[Source code of charts]
*****

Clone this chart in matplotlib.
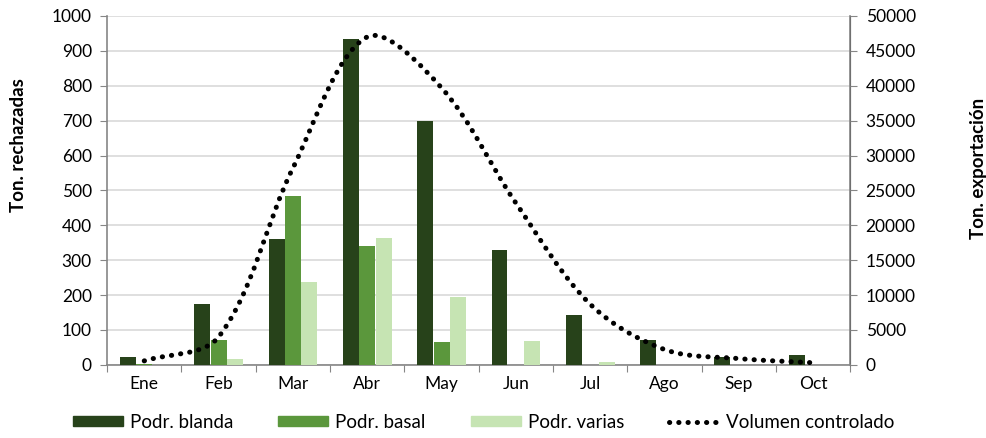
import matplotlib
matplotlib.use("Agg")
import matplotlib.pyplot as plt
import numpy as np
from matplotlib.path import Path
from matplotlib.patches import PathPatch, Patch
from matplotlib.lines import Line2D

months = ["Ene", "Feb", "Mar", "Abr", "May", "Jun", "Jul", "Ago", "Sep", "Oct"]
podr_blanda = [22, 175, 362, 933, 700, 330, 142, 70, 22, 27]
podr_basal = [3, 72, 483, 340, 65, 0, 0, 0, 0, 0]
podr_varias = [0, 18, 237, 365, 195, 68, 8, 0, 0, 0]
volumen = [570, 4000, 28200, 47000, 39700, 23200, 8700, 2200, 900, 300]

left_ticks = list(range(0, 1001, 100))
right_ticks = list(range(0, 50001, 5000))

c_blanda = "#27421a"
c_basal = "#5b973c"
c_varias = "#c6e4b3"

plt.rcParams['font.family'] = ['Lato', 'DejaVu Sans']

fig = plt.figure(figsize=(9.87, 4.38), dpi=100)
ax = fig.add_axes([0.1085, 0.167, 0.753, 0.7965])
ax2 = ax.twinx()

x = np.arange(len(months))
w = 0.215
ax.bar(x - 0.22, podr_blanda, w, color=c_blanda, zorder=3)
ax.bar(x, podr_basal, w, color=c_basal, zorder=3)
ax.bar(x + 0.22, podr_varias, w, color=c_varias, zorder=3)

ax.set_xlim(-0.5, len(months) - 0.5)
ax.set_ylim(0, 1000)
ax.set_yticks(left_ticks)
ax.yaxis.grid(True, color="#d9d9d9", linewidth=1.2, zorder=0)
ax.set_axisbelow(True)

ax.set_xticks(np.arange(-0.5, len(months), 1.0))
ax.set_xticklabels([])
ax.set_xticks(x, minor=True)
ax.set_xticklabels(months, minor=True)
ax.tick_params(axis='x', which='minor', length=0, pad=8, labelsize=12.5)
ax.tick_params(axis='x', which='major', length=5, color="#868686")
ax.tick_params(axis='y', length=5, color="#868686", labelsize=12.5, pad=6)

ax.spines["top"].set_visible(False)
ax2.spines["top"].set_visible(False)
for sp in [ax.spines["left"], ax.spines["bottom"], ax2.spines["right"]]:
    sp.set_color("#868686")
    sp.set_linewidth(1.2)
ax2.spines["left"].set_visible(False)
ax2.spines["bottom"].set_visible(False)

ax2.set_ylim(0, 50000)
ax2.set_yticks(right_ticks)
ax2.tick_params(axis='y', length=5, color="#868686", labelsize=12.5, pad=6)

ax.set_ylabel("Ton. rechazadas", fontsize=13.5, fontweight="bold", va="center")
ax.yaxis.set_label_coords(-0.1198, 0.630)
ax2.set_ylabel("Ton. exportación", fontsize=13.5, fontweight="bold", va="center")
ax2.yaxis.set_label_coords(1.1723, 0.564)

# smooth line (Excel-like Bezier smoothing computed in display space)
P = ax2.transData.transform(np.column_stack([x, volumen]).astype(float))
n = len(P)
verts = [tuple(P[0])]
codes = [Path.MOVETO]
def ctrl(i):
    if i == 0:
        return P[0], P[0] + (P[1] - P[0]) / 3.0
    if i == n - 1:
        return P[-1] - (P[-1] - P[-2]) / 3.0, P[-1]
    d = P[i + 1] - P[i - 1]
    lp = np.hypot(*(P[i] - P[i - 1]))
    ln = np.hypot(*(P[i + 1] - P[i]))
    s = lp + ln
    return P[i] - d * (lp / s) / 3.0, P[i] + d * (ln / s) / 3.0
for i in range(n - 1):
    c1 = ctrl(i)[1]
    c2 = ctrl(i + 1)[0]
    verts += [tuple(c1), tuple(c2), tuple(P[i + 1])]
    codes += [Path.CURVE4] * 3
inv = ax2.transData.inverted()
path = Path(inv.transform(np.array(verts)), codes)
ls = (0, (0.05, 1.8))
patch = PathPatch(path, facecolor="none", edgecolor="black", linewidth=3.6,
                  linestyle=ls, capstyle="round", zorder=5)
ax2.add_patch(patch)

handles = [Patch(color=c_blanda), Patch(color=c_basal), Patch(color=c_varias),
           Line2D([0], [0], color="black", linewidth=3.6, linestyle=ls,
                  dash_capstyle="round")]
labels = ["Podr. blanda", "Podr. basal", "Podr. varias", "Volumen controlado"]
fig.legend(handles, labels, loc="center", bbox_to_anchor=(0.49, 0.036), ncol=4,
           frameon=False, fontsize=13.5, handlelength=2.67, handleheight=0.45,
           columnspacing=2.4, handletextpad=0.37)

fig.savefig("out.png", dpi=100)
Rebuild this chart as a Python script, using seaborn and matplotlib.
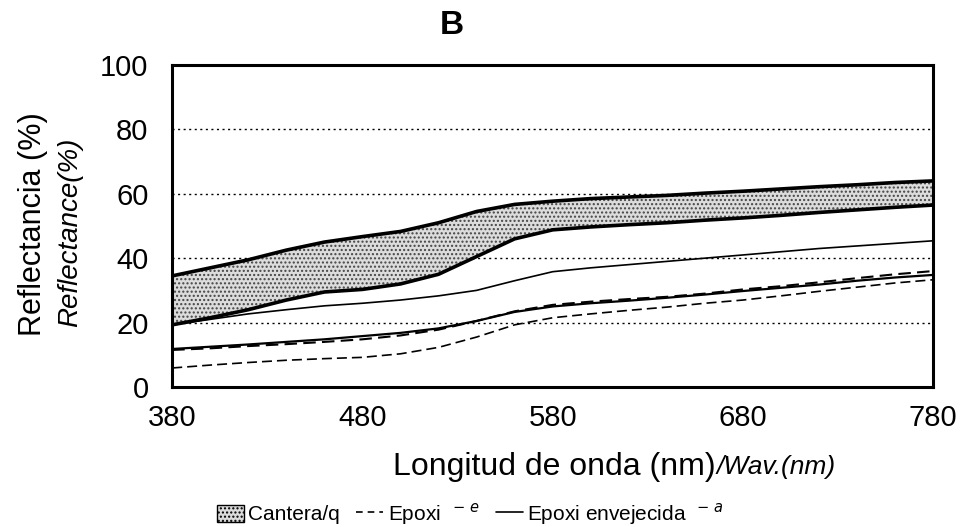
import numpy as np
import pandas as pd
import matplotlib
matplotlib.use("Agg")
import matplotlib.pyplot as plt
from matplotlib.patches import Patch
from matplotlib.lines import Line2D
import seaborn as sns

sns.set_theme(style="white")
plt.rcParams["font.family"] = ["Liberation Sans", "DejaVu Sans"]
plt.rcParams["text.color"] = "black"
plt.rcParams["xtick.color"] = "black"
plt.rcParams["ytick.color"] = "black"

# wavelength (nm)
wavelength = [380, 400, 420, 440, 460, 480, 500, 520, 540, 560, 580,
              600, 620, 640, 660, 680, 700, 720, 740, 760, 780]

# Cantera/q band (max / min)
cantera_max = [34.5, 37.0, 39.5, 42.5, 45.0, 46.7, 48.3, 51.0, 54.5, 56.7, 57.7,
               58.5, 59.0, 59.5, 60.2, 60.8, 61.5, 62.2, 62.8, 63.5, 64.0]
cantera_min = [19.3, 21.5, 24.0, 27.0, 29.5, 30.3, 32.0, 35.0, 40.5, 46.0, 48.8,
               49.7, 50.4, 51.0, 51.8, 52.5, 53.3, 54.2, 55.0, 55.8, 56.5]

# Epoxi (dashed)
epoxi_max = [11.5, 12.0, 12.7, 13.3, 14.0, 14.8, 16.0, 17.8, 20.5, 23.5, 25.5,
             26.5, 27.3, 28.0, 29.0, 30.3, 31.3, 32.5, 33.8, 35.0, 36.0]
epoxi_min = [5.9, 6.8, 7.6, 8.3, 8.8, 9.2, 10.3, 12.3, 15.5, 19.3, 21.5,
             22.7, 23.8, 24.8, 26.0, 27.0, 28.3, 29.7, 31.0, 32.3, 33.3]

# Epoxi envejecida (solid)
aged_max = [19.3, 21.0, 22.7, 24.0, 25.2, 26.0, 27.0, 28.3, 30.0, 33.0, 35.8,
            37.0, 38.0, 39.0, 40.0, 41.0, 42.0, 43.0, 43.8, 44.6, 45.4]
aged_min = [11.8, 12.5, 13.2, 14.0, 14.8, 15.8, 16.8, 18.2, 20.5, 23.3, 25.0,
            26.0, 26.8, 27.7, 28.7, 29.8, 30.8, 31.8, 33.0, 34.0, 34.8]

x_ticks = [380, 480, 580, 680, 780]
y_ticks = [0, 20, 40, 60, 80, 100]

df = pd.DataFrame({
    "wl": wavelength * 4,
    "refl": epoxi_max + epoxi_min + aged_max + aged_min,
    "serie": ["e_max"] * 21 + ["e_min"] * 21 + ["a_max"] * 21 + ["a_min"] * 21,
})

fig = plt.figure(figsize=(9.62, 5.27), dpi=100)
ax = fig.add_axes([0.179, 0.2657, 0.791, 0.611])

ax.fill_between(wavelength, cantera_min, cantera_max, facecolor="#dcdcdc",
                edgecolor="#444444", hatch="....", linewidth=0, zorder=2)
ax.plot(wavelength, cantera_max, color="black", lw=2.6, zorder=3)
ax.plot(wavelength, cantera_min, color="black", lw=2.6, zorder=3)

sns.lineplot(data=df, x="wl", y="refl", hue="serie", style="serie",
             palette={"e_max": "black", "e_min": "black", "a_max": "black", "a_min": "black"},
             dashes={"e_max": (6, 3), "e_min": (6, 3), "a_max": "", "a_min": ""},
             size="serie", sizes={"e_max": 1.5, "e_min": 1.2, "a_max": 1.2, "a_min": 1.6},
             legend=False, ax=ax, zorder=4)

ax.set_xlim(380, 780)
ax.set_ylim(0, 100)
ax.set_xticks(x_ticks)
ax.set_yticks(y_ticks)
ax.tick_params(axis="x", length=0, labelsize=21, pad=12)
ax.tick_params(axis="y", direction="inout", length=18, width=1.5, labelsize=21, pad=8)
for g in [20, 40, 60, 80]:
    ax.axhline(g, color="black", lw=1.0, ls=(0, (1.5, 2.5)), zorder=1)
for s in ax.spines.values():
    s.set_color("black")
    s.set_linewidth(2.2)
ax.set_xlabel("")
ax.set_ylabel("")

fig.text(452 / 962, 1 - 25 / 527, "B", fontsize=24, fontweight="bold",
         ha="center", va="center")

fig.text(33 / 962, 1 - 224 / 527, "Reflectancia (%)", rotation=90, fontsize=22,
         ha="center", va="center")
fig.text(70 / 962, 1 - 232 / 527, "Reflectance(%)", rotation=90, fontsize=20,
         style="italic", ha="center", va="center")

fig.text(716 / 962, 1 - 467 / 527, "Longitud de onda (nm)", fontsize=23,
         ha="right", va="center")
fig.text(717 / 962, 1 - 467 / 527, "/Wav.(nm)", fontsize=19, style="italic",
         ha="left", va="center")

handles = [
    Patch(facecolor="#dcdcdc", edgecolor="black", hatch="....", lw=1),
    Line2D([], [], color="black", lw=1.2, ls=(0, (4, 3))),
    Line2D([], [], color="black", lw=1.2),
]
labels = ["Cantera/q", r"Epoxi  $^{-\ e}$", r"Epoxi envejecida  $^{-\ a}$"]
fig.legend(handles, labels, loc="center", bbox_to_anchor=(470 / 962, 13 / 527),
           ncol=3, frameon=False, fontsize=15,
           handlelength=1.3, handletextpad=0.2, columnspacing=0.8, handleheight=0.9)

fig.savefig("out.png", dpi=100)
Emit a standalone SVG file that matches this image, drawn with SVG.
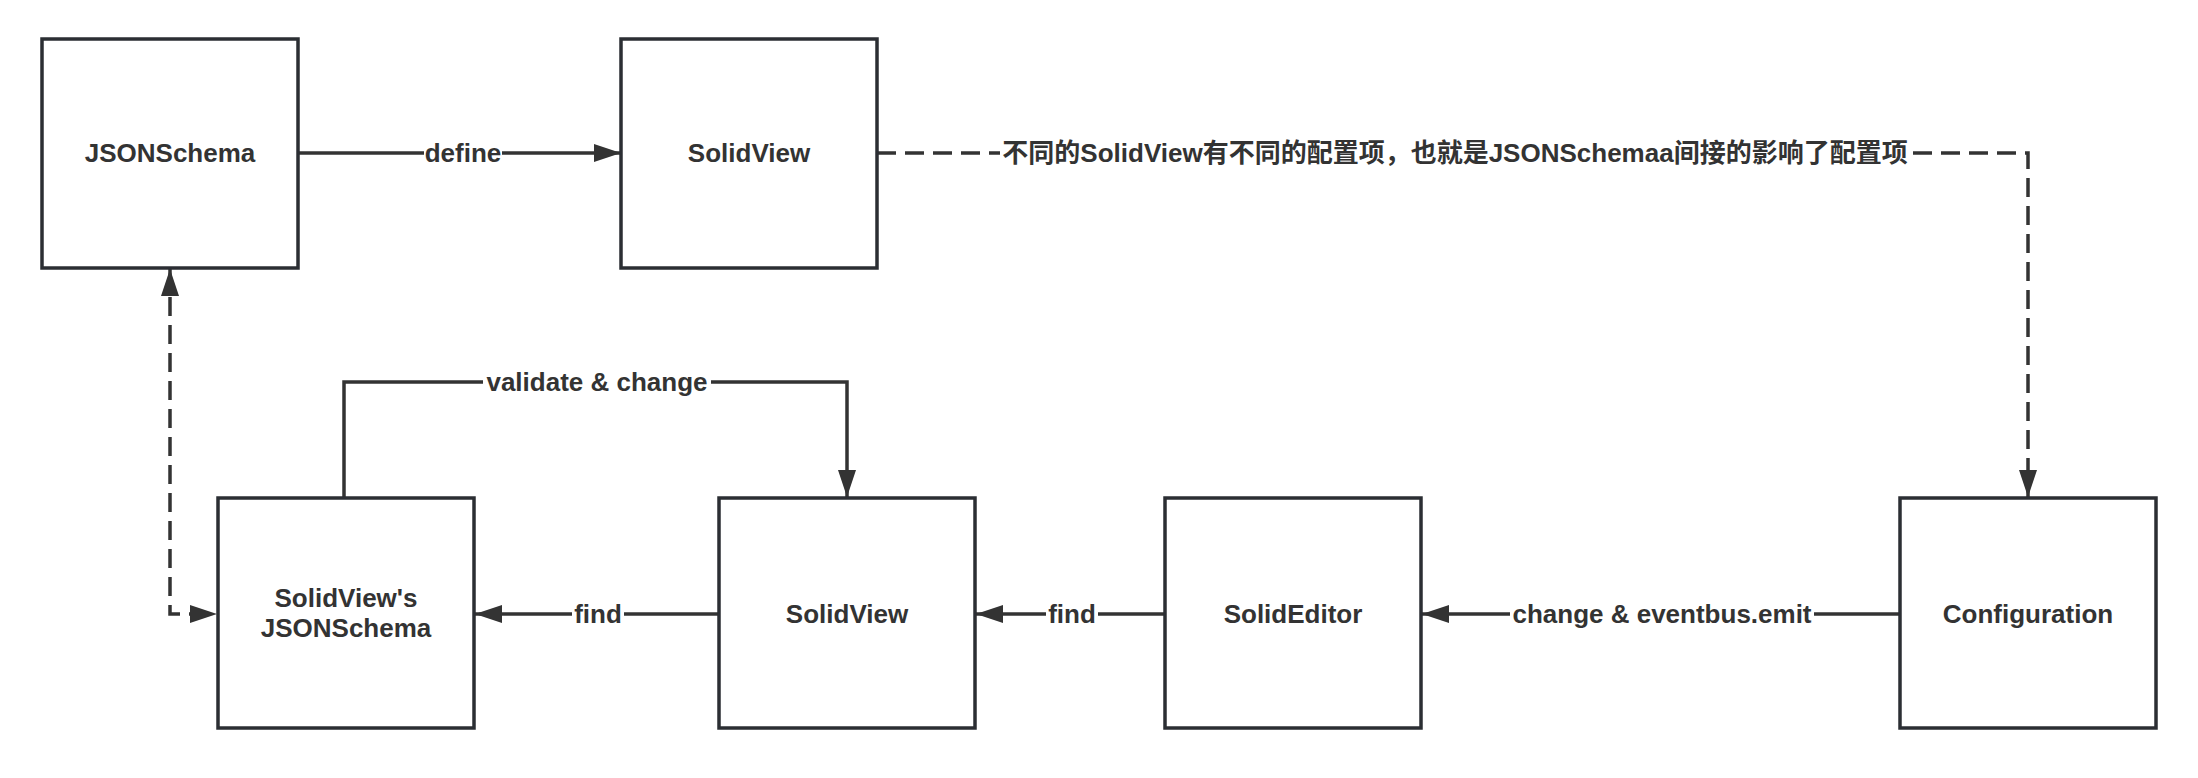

*****

### [What the task requires]
Starting at the line that contains "Rebuild this chart" and ending at the line that contains "600, 620, 640, 660, 680, 700, 720, 740, 760, 780]", give the lines again exactly. Do not include the pictures.

### [Result of this exercise]
Rebuild this chart as a Python script, using seaborn and matplotlib.
import numpy as np
import pandas as pd
import matplotlib
matplotlib.use("Agg")
import matplotlib.pyplot as plt
from matplotlib.patches import Patch
from matplotlib.lines import Line2D
import seaborn as sns

sns.set_theme(style="white")
plt.rcParams["font.family"] = ["Liberation Sans", "DejaVu Sans"]
plt.rcParams["text.color"] = "black"
plt.rcParams["xtick.color"] = "black"
plt.rcParams["ytick.color"] = "black"

# wavelength (nm)
wavelength = [380, 400, 420, 440, 460, 480, 500, 520, 540, 560, 580,
              600, 620, 640, 660, 680, 700, 720, 740, 760, 780]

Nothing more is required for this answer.